Maryland’s gerrymander produces “split counties, county fragments, and split precincts,” resulting in the arbitrary political fragmentation of the state.  The lawsuit argues that the plan harms Republicans, Democrats, and independent voters:

Maryland’s gerrymander harms all Maryland voters, regardless of their party preferences or how they would vote in a particular election, by giving State legislators the power to make choices regarding the State’s congressional delegation that only the voters should make. In addition to the general harm inflicted when legislators intrude on powers that should be reserved to voters, Maryland’s gerrymander inflicts particular harm on partisan and non-partisan voters of every description.

Second, gerrymandering disadvantages entire legislative districts:

Because voters do not choose where to live so as to suit the purposes of legislators trying to draw gerrymandered districts, they must distend, shrink, and generally distort district boundaries to create districts that contain the mix of voters that best achieves their partisan goals…Exceedingly non-compact districts confuse voters regarding such basic matters as which district they reside in, who represents them, who is running for office in their district, and where they go to vote.

The lawsuit presents a “judicially manageable remedy” necessary to resolve clear cases of political gerrymandering, specifically the Polsby-Popper scale, “one of the most widely used measures of electoral district compactness.” That scale is a:

straightforward application of a mathematically derived compactness measure to congressional districts[which] can be used as a judicially manageable, discernable, and non-arbitrary standard with which to measure, and deter, excessive partisan gerrymandering….Maryland’s congressional districts have an average Polsby-Popper compactness score of 11.3.  This is the lowest (worst) average compactness score for congressional districts of any state in the nation.

Judicial Watch’s lawsuit is unique in proposing a single, objective compactness measure to determine whether states are engaged in unconstitutional gerrymandering. Robert Popper, co-creator of the Polsby-Popper scale, is the lead Judicial Watch attorney in this lawsuit and directs the organization’s Election Integrity Project.

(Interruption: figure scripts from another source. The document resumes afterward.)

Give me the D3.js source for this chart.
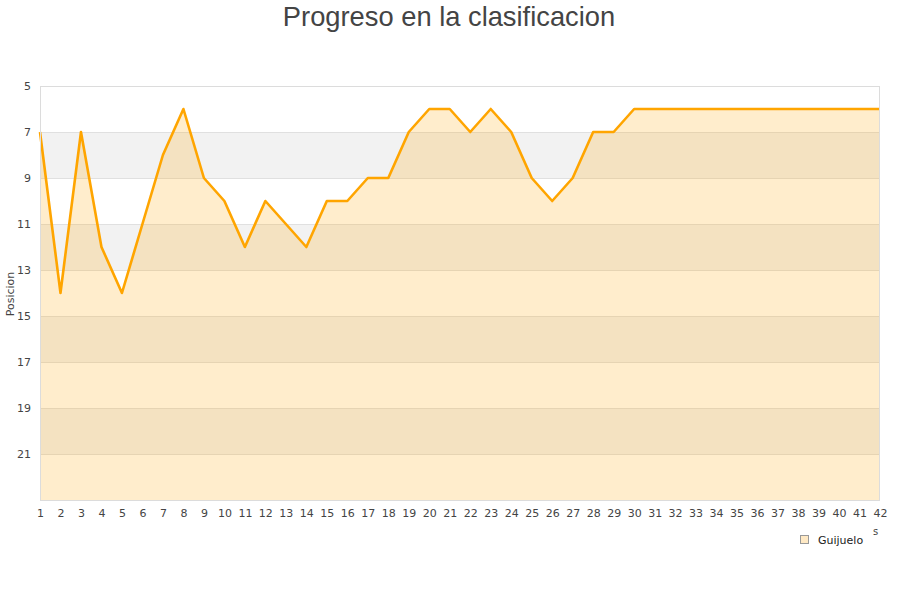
<!DOCTYPE html>
<html><head><meta charset="utf-8">
<script src="https://cdn.jsdelivr.net/npm/d3@7"></script>
<style>body{margin:0;background:#fff;font-family:"DejaVu Sans",sans-serif;}</style>
</head><body><svg id="c" width="900" height="600"></svg>
<script>
const jornadas = d3.range(1, 43);
const posiciones = [7,14,7,12,14,11,8,6,9,10,12,10,11,12,10,10,9,9,7,6,6,7,6,7,9,10,9,7,7,6,6,6,6,6,6,6,6,6,6,6,6,6];
const yTicks = [5,7,9,11,13,15,17,19,21];
const bandStarts = [7,11,15,19];
const equipo = "Guijuelo";
const titulo = "Progreso en la clasificacion";

const svg = d3.select("#c");
const m = {l:40, r:880, t:86, b:500};
const x = d3.scaleLinear().domain([1,42]).range([m.l, m.r]);
const y = d3.scaleLinear().domain([5,23]).range([m.t, m.b]);

svg.append("text").attr("x",449).attr("y",26).attr("text-anchor","middle")
  .attr("font-size",27.3).attr("font-family","'Liberation Sans', Arial, sans-serif").attr("fill","#444").text(titulo);

// bands
svg.selectAll("rect.band").data(bandStarts).enter().append("rect")
  .attr("x",m.l).attr("width",m.r-m.l)
  .attr("y",d=>y(d)).attr("height",d=>y(d+2)-y(d)).attr("fill","#f2f2f2");
// grid lines
svg.selectAll("line.g").data(d3.range(7,23,2)).enter().append("line")
  .attr("x1",m.l).attr("x2",m.r).attr("y1",d=>y(d)).attr("y2",d=>y(d))
  .attr("stroke","#e0e0e0").attr("stroke-width",1).attr("shape-rendering","crispEdges");

// area
const data = jornadas.map((j,i)=>({j, p:posiciones[i]}));
svg.append("path").datum(data)
  .attr("d", d3.area().x(d=>x(d.j)).y0(y(23)).y1(d=>y(d.p)))
  .attr("fill","rgba(255,165,0,0.2)");
svg.append("path").datum(data)
  .attr("d", d3.line().x(d=>x(d.j)).y(d=>y(d.p)))
  .attr("fill","none").attr("stroke","#ffa500").attr("stroke-width",2.6).attr("stroke-linejoin","round");

// frame
svg.append("rect").attr("x",m.l+0.5).attr("y",m.t+0.5).attr("width",m.r-m.l-1).attr("height",m.b-m.t)
  .attr("fill","none").attr("stroke","#dcdcdc").attr("shape-rendering","crispEdges");

// axes
const yAxis = svg.append("g").attr("transform",`translate(${m.l},0)`)
  .call(d3.axisLeft(y).tickValues(yTicks).tickSize(0).tickPadding(9));
yAxis.select(".domain").remove();
yAxis.selectAll("text").attr("font-size",11).attr("fill","#444").attr("font-family","DejaVu Sans");

const xAxis = svg.append("g").attr("transform",`translate(0,${m.b})`)
  .call(d3.axisBottom(x).tickValues(jornadas).tickFormat(d3.format("d")).tickSize(0).tickPadding(9));
xAxis.select(".domain").remove();
xAxis.selectAll("text").attr("font-size",11).attr("fill","#444").attr("font-family","DejaVu Sans");

svg.append("text").attr("transform","translate(14,294) rotate(-90)").attr("text-anchor","middle")
  .attr("font-size",11).attr("fill","#444").text("Posicion");
svg.append("text").attr("x",873).attr("y",535).attr("font-size",10).attr("fill","#444").text("s");

// legend
svg.append("rect").attr("x",800.5).attr("y",535.5).attr("width",8).attr("height",8)
  .attr("fill","#ffe9c4").attr("stroke","#999");
svg.append("text").attr("x",818).attr("y",543.5).attr("font-size",11).attr("fill","#222").text(equipo);
</script></body></html>
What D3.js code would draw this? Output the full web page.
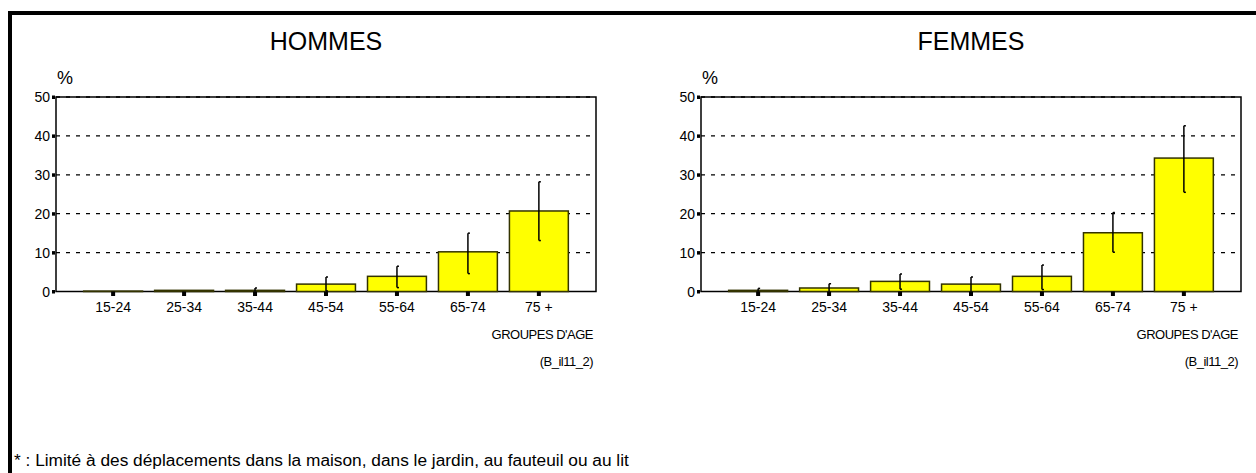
<!DOCTYPE html>
<html>
<head>
<meta charset="utf-8">
<script src="https://cdn.jsdelivr.net/npm/d3@7"></script>
<style>
  body { margin: 0; background: #fff; }
  text { font-family: Arial, "Liberation Sans", sans-serif; fill: #000; }
</style>
</head>
<body>
<div id="chart"></div>
<script>
// age groups
var ageGroups = ['15-24', '25-34', '35-44', '45-54', '55-64', '65-74', '75 +'];
var yTicks = [0, 10, 20, 30, 40, 50];

// hommes : % and confidence interval
var menValues = [0.1, 0.3, 0.3, 1.9, 3.9, 10.2, 20.7];
var menLow = [0, 0, 0, 0.1, 1.0, 4.6, 13.1];
var menHigh = [0, 0, 0.9, 3.7, 6.5, 15.0, 28.2];

// femmes
var womenValues = [0.3, 0.9, 2.6, 1.9, 3.9, 15.1, 34.3];
var womenLow = [0, 0, 0.6, 0, 0.5, 10.1, 25.5];
var womenHigh = [0.8, 2.0, 4.5, 3.7, 6.8, 20.3, 42.6];

var footnote = '* : Limité à des déplacements dans la maison, dans le jardin, au fauteuil ou au lit';

var width = 1256, height = 473;

var svg = d3.select('#chart').append('svg')
    .attr('width', width)
    .attr('height', height);

// frame (only top and left)
svg.append('rect').attr('x', 8).attr('y', 11).attr('width', width - 8).attr('height', 4).style('fill', '#000');
svg.append('rect').attr('x', 8).attr('y', 11).attr('width', 4).attr('height', height - 11).style('fill', '#000');

function panel(left, title, values, low, high) {
    var plotW = 540, top = 97, bottom = 291.5;

    var x = d3.scaleBand()
        .domain(ageGroups)
        .range([left, left + plotW])
        .paddingInner(0.17)
        .paddingOuter(0.39);

    var y = d3.scaleLinear()
        .domain([0, 50])
        .range([bottom, top]);

    var g = svg.append('g');

    // title
    g.append('text')
        .attr('x', left + plotW / 2)
        .attr('y', 50)
        .attr('text-anchor', 'middle')
        .style('font-size', '25px')
        .text(title);

    g.append('text')
        .attr('x', left + 1)
        .attr('y', 84)
        .style('font-size', '18px')
        .text('%');

    // dashed grid
    g.selectAll('.grid')
        .data(yTicks.filter(function (d) { return d > 0; }))
        .enter().append('line')
        .attr('x1', left).attr('x2', left + plotW)
        .attr('y1', function (d) { return y(d); })
        .attr('y2', function (d) { return y(d); })
        .style('stroke', '#000')
        .style('stroke-width', 1.3)
        .style('stroke-dasharray', '4,6');

    // plot frame
    g.append('rect')
        .attr('x', left).attr('y', top)
        .attr('width', plotW).attr('height', bottom - top)
        .style('fill', 'none')
        .style('stroke', '#000')
        .style('stroke-width', 1.5);

    // y ticks and labels
    g.selectAll('.ytick')
        .data(yTicks)
        .enter().append('rect')
        .attr('x', left - 4).attr('width', 3)
        .attr('y', function (d) { return y(d) - 1.5; })
        .attr('height', 3.5)
        .style('fill', '#000');

    g.selectAll('.ylab')
        .data(yTicks)
        .enter().append('text')
        .attr('x', left - 6)
        .attr('y', function (d) { return y(d); })
        .attr('dy', '.36em')
        .attr('text-anchor', 'end')
        .style('font-size', '14px')
        .text(function (d) { return d; });

    // bars
    g.selectAll('.bar')
        .data(values)
        .enter().append('rect')
        .attr('x', function (d, i) { return x(ageGroups[i]); })
        .attr('width', x.bandwidth())
        .attr('y', function (d) { return y(d); })
        .attr('height', function (d) { return bottom - y(d); })
        .style('fill', '#ffff00')
        .style('stroke', '#333300')
        .style('stroke-width', 1.5);

    // error bars
    var cx = function (i) { return x(ageGroups[i]) + x.bandwidth() / 2; };
    values.forEach(function (d, i) {
        if (high[i] <= low[i]) return;
        g.append('line')
            .attr('x1', cx(i)).attr('x2', cx(i))
            .attr('y1', y(high[i])).attr('y2', y(low[i]))
            .style('stroke', '#000').style('stroke-width', 1.5);
        [low[i], high[i]].forEach(function (v) {
            if (v <= 0) return;
            g.append('line')
                .attr('x1', cx(i)).attr('x2', cx(i) + 2)
                .attr('y1', y(v)).attr('y2', y(v))
                .style('stroke', '#000').style('stroke-width', 1.5);
        });
    });

    // x tick squares
    g.selectAll('.xtick')
        .data(ageGroups)
        .enter().append('rect')
        .attr('x', function (d) { return x(d) + x.bandwidth() / 2 - 2; })
        .attr('y', bottom)
        .attr('width', 4).attr('height', 4.5)
        .style('fill', '#000');

    g.selectAll('.xlab')
        .data(ageGroups)
        .enter().append('text')
        .attr('x', function (d) { return x(d) + x.bandwidth() / 2; })
        .attr('y', 312)
        .attr('text-anchor', 'middle')
        .style('font-size', '14px')
        .text(function (d) { return d; });

    g.append('text')
        .attr('x', left + plotW - 3)
        .attr('y', 339)
        .attr('text-anchor', 'end')
        .style('font-size', '13px')
        .style('letter-spacing', '-0.5px')
        .text("GROUPES D'AGE");

    g.append('text')
        .attr('x', left + plotW - 3)
        .attr('y', 366)
        .attr('text-anchor', 'end')
        .style('font-size', '13px')
        .style('letter-spacing', '-0.5px')
        .text('(B_il11_2)');
}

panel(56, 'HOMMES', menValues, menLow, menHigh);
panel(701, 'FEMMES', womenValues, womenLow, womenHigh);

svg.append('text')
    .attr('x', 14)
    .attr('y', 466)
    .style('font-size', '17.3px')
    .text(footnote);
</script>
</body>
</html>
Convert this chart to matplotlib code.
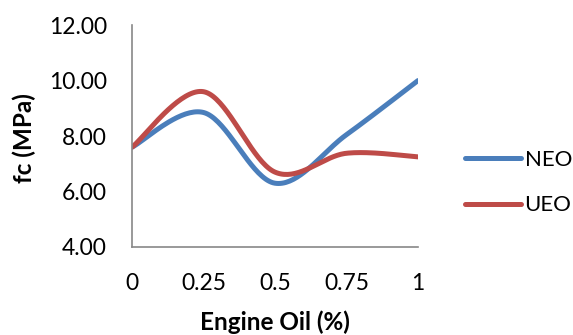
import numpy as np
import matplotlib
matplotlib.use('Agg')
from matplotlib import pyplot as plt

oil = [0, 0.25, 0.5, 0.75, 1]
neo = [7.60, 8.85, 6.30, 8.05, 10.00]
ueo = [7.60, 9.60, 6.70, 7.38, 7.25]

x_ticks = [0, 0.25, 0.5, 0.75, 1]
x_tick_labels = ['0', '0.25', '0.5', '0.75', '1']
y_ticks = [4, 6, 8, 10, 12]


def smooth(xs, ys, n=40):
    # bezier smoothing through the points, like a spreadsheet "smoothed line"
    xs = np.asarray(xs, float)
    ys = np.asarray(ys, float)
    px = np.concatenate([[xs[0]], xs, [xs[-1]]])
    py = np.concatenate([[ys[0]], ys, [ys[-1]]])
    out_x, out_y = [], []
    t = np.linspace(0, 1, n)
    for i in range(1, len(px) - 2):
        p0 = np.array([px[i], py[i]])
        p3 = np.array([px[i + 1], py[i + 1]])
        c1 = p0 + (np.array([px[i + 1], py[i + 1]]) - np.array([px[i - 1], py[i - 1]])) / 6
        c2 = p3 - (np.array([px[i + 2], py[i + 2]]) - np.array([px[i], py[i]])) / 6
        bx = ((1 - t) ** 3 * p0[0] + 3 * (1 - t) ** 2 * t * c1[0]
              + 3 * (1 - t) * t ** 2 * c2[0] + t ** 3 * p3[0])
        by = ((1 - t) ** 3 * p0[1] + 3 * (1 - t) ** 2 * t * c1[1]
              + 3 * (1 - t) * t ** 2 * c2[1] + t ** 3 * p3[1])
        out_x.extend(bx)
        out_y.extend(by)
    return out_x, out_y


plt.rcParams['font.family'] = ['Lato', 'DejaVu Sans']

fig = plt.figure(figsize=(5.73, 3.35), dpi=100)
ax = fig.add_axes([0.2304, 0.2627, 0.499, 0.6623])

sx, sy = smooth(oil, neo)
ax.plot(sx, sy, color='#4A7EBB', linewidth=3.6, solid_capstyle='round', label='NEO')
sx, sy = smooth(oil, ueo)
ax.plot(sx, sy, color='#BE4B48', linewidth=3.6, solid_capstyle='round', label='UEO')

ax.set_xlim(0, 1)
ax.set_ylim(4, 12)
ax.set_xticks(x_ticks)
ax.set_xticklabels(x_tick_labels)
ax.set_yticks(y_ticks)
ax.set_yticklabels(['%.2f' % v for v in y_ticks])
ax.tick_params(length=0, labelsize=16.5)
ax.tick_params(axis='x', pad=19)
ax.tick_params(axis='y', pad=18)

for side in ['top', 'right']:
    ax.spines[side].set_visible(False)
for side in ['left', 'bottom']:
    ax.spines[side].set_color('#888888')
    ax.spines[side].set_linewidth(1.2)

fig.text(275 / 573, 1 - 322 / 335, 'Engine Oil (%)', fontsize=17.5,
         fontweight='bold', ha='center', va='center')
fig.text(24 / 573, 1 - 138 / 335, 'fc (MPa)', fontsize=17.5,
         fontweight='bold', ha='center', va='center', rotation=90)

ax.legend(loc='center left', bbox_to_anchor=(465 / 573, 1 - 182.5 / 335),
          bbox_transform=fig.transFigure, frameon=False, borderpad=0,
          borderaxespad=0, fontsize=16, handlelength=2.5,
          handletextpad=0.18, labelspacing=1.15)

fig.savefig('out.png', dpi=100)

Critics charged that the new congressional map was designed specifically to enhance the power of select incumbents while minimizing the voting power of minorities, rural voters and Republicans.  The Washington Post editorialized: “The map, drafted under Mr. O’Malley’s watchful eye, mocks the idea that voting districts should be compact or easily navigable.  The eight districts respect neither jurisdictional boundaries nor communities of interest. To protect incumbents and for partisan advantage, the map has been sliced, diced, shuffled and shattered, making districts resemble studies in cubism.”

“In Maryland, politicians pick their voters, which is unconstitutional,” said Judicial Watch President Tom Fitton. “Maryland’s gerrymandered congressional district map is a national embarrassment and harms both Democrat and Republican voters.  The courts should require Maryland to go back and draw district maps that respect Maryland voters and don’t make a mockery of commonsense and the rule of law.”